> INSTRUCTIONS FOR THE TASK
Retype exactly what runs from the first line of the data to the line with "import * as", keeping both of those lines and skipping pictures.
===============
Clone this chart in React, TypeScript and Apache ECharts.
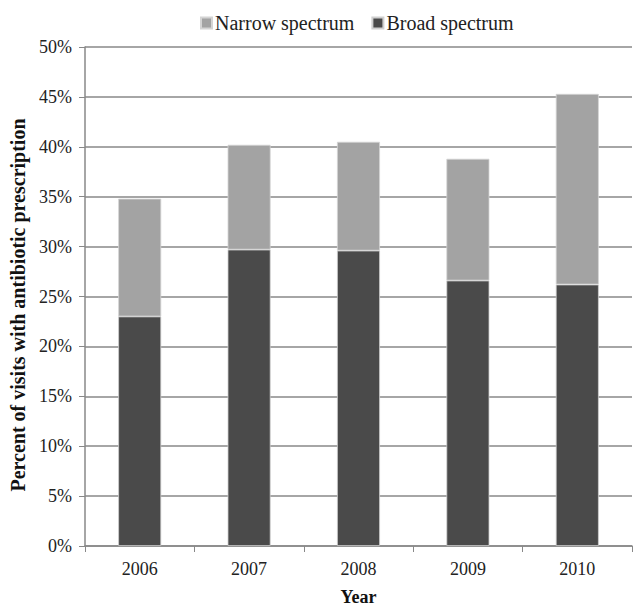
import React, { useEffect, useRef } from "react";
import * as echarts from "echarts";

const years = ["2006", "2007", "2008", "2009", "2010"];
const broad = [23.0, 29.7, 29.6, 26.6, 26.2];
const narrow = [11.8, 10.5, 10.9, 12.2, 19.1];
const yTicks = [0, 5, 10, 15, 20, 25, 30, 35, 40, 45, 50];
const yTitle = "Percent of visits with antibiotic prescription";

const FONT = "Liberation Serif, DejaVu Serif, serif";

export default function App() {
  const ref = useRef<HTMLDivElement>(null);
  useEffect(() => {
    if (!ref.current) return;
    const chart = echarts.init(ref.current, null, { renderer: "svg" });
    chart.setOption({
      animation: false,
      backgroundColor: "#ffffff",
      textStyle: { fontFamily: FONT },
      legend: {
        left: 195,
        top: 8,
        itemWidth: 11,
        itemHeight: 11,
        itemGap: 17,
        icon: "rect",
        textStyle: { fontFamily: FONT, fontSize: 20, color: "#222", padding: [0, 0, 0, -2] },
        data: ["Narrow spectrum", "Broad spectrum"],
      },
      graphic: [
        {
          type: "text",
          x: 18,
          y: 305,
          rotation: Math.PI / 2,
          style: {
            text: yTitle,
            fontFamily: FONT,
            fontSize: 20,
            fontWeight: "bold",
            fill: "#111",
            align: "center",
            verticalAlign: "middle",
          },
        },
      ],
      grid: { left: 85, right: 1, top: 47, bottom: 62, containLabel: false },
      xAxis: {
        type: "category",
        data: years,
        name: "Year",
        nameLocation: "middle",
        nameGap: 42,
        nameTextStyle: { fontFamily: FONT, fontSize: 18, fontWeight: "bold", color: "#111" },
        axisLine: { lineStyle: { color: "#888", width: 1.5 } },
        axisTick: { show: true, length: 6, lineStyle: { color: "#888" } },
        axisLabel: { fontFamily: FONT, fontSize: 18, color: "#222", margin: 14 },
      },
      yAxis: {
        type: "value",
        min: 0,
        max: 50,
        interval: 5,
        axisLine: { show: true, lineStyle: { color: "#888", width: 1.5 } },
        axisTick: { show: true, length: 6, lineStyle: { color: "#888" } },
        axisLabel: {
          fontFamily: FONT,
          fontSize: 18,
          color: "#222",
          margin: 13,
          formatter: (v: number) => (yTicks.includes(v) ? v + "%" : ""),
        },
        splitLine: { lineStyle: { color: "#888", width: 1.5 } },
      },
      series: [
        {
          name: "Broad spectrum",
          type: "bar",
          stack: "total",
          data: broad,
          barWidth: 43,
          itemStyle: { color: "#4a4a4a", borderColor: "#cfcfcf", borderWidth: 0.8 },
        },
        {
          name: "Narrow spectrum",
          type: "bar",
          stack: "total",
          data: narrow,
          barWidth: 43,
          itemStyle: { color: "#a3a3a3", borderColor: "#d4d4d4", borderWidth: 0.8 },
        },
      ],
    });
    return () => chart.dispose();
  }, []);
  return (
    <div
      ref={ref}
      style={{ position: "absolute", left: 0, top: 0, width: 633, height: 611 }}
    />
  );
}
===============
> SOLUTION TO THE PROBLEM
Clone this chart in React, TypeScript and Apache ECharts.
import React, { useEffect, useRef } from "react";
import * as echarts from "echarts";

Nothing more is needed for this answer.